Exercise requirements: Restate the data word for word and leave the images out.

Data provided:
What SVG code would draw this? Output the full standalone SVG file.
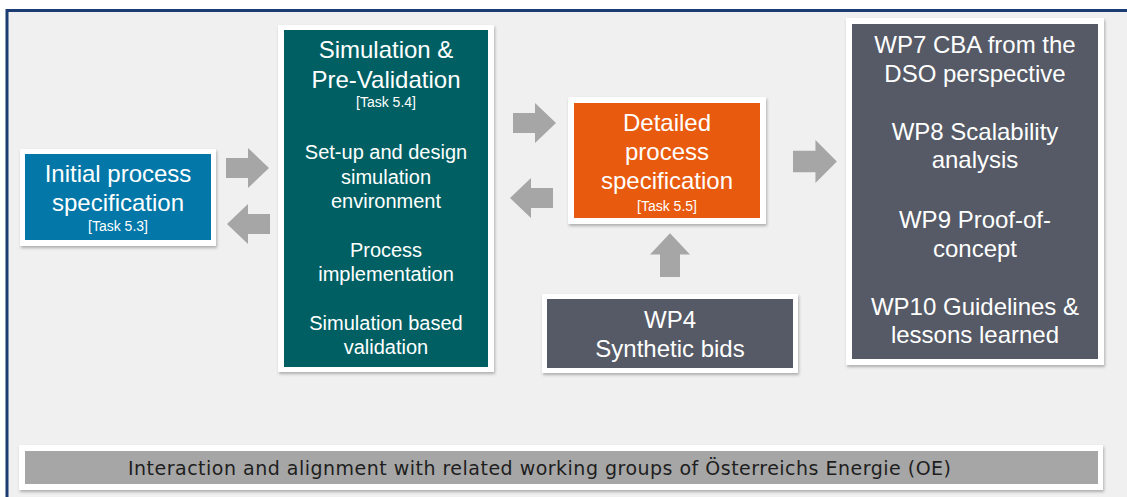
<svg xmlns="http://www.w3.org/2000/svg" width="1127" height="497" viewBox="0 0 1127 497">
  <defs>
    <filter id="shadow" x="-5%" y="-5%" width="115%" height="120%">
      <feDropShadow dx="1" dy="2" stdDeviation="1.5" flood-color="#000" flood-opacity="0.28"/>
    </filter>
    <!-- block arrow pointing right, anchored at its tail centre -->
    <path id="arrow" d="M0,-10 H22 V-20 L43,0 L22,20 V10 H0 Z"/>
  </defs>
  <style>
    .frame { fill: #ffffff; filter: url(#shadow); }
    .blue { fill: #0277a8; }
    .teal { fill: #005f63; }
    .orange { fill: #e85a0e; }
    .slate { fill: #555a66; }
    .bar { fill: #a6a6a6; }
    .arrow { fill: #a6a6a6; }
    text { font-family: "Liberation Sans", Arial, sans-serif; fill: #ffffff; text-anchor: middle; }
    .h { font-size: 24px; }
    .b { font-size: 20px; }
    .t { font-size: 14px; }
    .note { font-family: "DejaVu Sans", Verdana, sans-serif; font-size: 19px; fill: #1e1e1e; text-anchor: start; }
  </style>

  <!-- page background and frame -->
  <rect x="0" y="0" width="1127" height="497" fill="#ffffff"/>
  <rect x="7" y="10.5" width="1130" height="500" fill="#f0f0f0" stroke="#1c3d73" stroke-width="3"/>

  <!-- connectors -->
  <g id="connectors" class="arrow">
    <use href="#arrow" transform="translate(226,168)"/>
    <use href="#arrow" transform="translate(270,224) scale(-1,1)"/>
    <use href="#arrow" transform="translate(513,123)"/>
    <use href="#arrow" transform="translate(553,198) scale(-1,1)"/>
    <use href="#arrow" transform="translate(793,161.5) scale(1.02,1.07)"/>
    <use href="#arrow" transform="translate(670,277) rotate(-90) scale(1.02,1)"/>
  </g>

  <g id="initial-spec">
    <rect class="frame" x="20" y="149" width="196" height="97"/>
    <rect class="blue" x="25" y="154" width="186" height="86"/>
    <text class="h" x="118" y="182">Initial process</text>
    <text class="h" x="118" y="211">specification</text>
    <text class="t" x="118" y="231">[Task 5.3]</text>
  </g>

  <g id="simulation">
    <rect class="frame" x="278" y="25" width="216" height="347"/>
    <rect class="teal" x="284" y="30" width="204" height="337"/>
    <text class="h" x="386" y="58">Simulation &amp;</text>
    <text class="h" x="386" y="88">Pre-Validation</text>
    <text class="t" x="386" y="107">[Task 5.4]</text>
    <text class="b" x="386" y="159">Set-up and design</text>
    <text class="b" x="386" y="184">simulation</text>
    <text class="b" x="386" y="208">environment</text>
    <text class="b" x="386" y="257">Process</text>
    <text class="b" x="386" y="281">implementation</text>
    <text class="b" x="386" y="330">Simulation based</text>
    <text class="b" x="386" y="354">validation</text>
  </g>

  <g id="detailed-spec">
    <rect class="frame" x="568" y="97" width="198" height="127"/>
    <rect class="orange" x="574" y="103" width="186" height="115"/>
    <text class="h" x="667" y="131">Detailed</text>
    <text class="h" x="667" y="160">process</text>
    <text class="h" x="667" y="189">specification</text>
    <text class="t" x="667" y="211">[Task 5.5]</text>
  </g>

  <g id="wp4">
    <rect class="frame" x="542" y="294" width="256" height="79"/>
    <rect class="slate" x="547" y="299" width="246" height="69"/>
    <text class="h" x="670" y="328">WP4</text>
    <text class="h" x="670" y="357">Synthetic bids</text>
  </g>

  <g id="wp7-10">
    <rect class="frame" x="846" y="18" width="258" height="347"/>
    <rect class="slate" x="852" y="24" width="246" height="335"/>
    <text class="h" x="975" y="53">WP7 CBA from the</text>
    <text class="h" x="975" y="82">DSO perspective</text>
    <text class="h" x="975" y="140">WP8 Scalability</text>
    <text class="h" x="975" y="168">analysis</text>
    <text class="h" x="975" y="228">WP9 Proof-of-</text>
    <text class="h" x="975" y="257">concept</text>
    <text class="h" x="975" y="315">WP10 Guidelines &amp;</text>
    <text class="h" x="975" y="343">lessons learned</text>
  </g>

  <g id="oe-alignment">
    <rect class="frame" x="19" y="445" width="1084" height="45"/>
    <rect class="bar" x="25" y="451" width="1073" height="33"/>
    <text class="note" x="128" y="474.5" textLength="823" lengthAdjust="spacing">Interaction and alignment with related working groups of Österreichs Energie (OE)</text>
  </g>
</svg>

Correct result:
What SVG code would draw this? Output the full standalone SVG file.
<svg xmlns="http://www.w3.org/2000/svg" width="1127" height="497" viewBox="0 0 1127 497">
  <defs>
    <filter id="shadow" x="-5%" y="-5%" width="115%" height="120%">
      <feDropShadow dx="1" dy="2" stdDeviation="1.5" flood-color="#000" flood-opacity="0.28"/>
    </filter>
    <!-- block arrow pointing right, anchored at its tail centre -->
    <path id="arrow" d="M0,-10 H22 V-20 L43,0 L22,20 V10 H0 Z"/>
  </defs>
  <style>
    .frame { fill: #ffffff; filter: url(#shadow); }
    .blue { fill: #0277a8; }
    .teal { fill: #005f63; }
    .orange { fill: #e85a0e; }
    .slate { fill: #555a66; }
    .bar { fill: #a6a6a6; }
    .arrow { fill: #a6a6a6; }
    text { font-family: "Liberation Sans", Arial, sans-serif; fill: #ffffff; text-anchor: middle; }
    .h { font-size: 24px; }
    .b { font-size: 20px; }
    .t { font-size: 14px; }
    .note { font-family: "DejaVu Sans", Verdana, sans-serif; font-size: 19px; fill: #1e1e1e; text-anchor: start; }
  </style>

  <!-- page background and frame -->
  <rect x="0" y="0" width="1127" height="497" fill="#ffffff"/>
  <rect x="7" y="10.5" width="1130" height="500" fill="#f0f0f0" stroke="#1c3d73" stroke-width="3"/>

  <!-- connectors -->
  <g id="connectors" class="arrow">
    <use href="#arrow" transform="translate(226,168)"/>
    <use href="#arrow" transform="translate(270,224) scale(-1,1)"/>
    <use href="#arrow" transform="translate(513,123)"/>
    <use href="#arrow" transform="translate(553,198) scale(-1,1)"/>
    <use href="#arrow" transform="translate(793,161.5) scale(1.02,1.07)"/>
    <use href="#arrow" transform="translate(670,277) rotate(-90) scale(1.02,1)"/>
  </g>

  <g id="initial-spec">
    <rect class="frame" x="20" y="149" width="196" height="97"/>
    <rect class="blue" x="25" y="154" width="186" height="86"/>
    <text class="h" x="118" y="182">Initial process</text>
    <text class="h" x="118" y="211">specification</text>
    <text class="t" x="118" y="231">[Task 5.3]</text>
  </g>

  <g id="simulation">
    <rect class="frame" x="278" y="25" width="216" height="347"/>
    <rect class="teal" x="284" y="30" width="204" height="337"/>
    <text class="h" x="386" y="58">Simulation &amp;</text>
    <text class="h" x="386" y="88">Pre-Validation</text>
    <text class="t" x="386" y="107">[Task 5.4]</text>
    <text class="b" x="386" y="159">Set-up and design</text>
    <text class="b" x="386" y="184">simulation</text>
    <text class="b" x="386" y="208">environment</text>
    <text class="b" x="386" y="257">Process</text>
    <text class="b" x="386" y="281">implementation</text>
    <text class="b" x="386" y="330">Simulation based</text>
    <text class="b" x="386" y="354">validation</text>
  </g>

  <g id="detailed-spec">
    <rect class="frame" x="568" y="97" width="198" height="127"/>
    <rect class="orange" x="574" y="103" width="186" height="115"/>
    <text class="h" x="667" y="131">Detailed</text>
    <text class="h" x="667" y="160">process</text>
    <text class="h" x="667" y="189">specification</text>
    <text class="t" x="667" y="211">[Task 5.5]</text>
  </g>

  <g id="wp4">
    <rect class="frame" x="542" y="294" width="256" height="79"/>
    <rect class="slate" x="547" y="299" width="246" height="69"/>
    <text class="h" x="670" y="328">WP4</text>
    <text class="h" x="670" y="357">Synthetic bids</text>
  </g>

  <g id="wp7-10">
    <rect class="frame" x="846" y="18" width="258" height="347"/>
    <rect class="slate" x="852" y="24" width="246" height="335"/>
    <text class="h" x="975" y="53">WP7 CBA from the</text>
    <text class="h" x="975" y="82">DSO perspective</text>
    <text class="h" x="975" y="140">WP8 Scalability</text>
    <text class="h" x="975" y="168">analysis</text>
    <text class="h" x="975" y="228">WP9 Proof-of-</text>
    <text class="h" x="975" y="257">concept</text>
    <text class="h" x="975" y="315">WP10 Guidelines &amp;</text>
    <text class="h" x="975" y="343">lessons learned</text>
  </g>

  <g id="oe-alignment">
    <rect class="frame" x="19" y="445" width="1084" height="45"/>
    <rect class="bar" x="25" y="451" width="1073" height="33"/>
    <text class="note" x="128" y="474.5" textLength="823" lengthAdjust="spacing">Interaction and alignment with related working groups of Österreichs Energie (OE)</text>
  </g>
</svg>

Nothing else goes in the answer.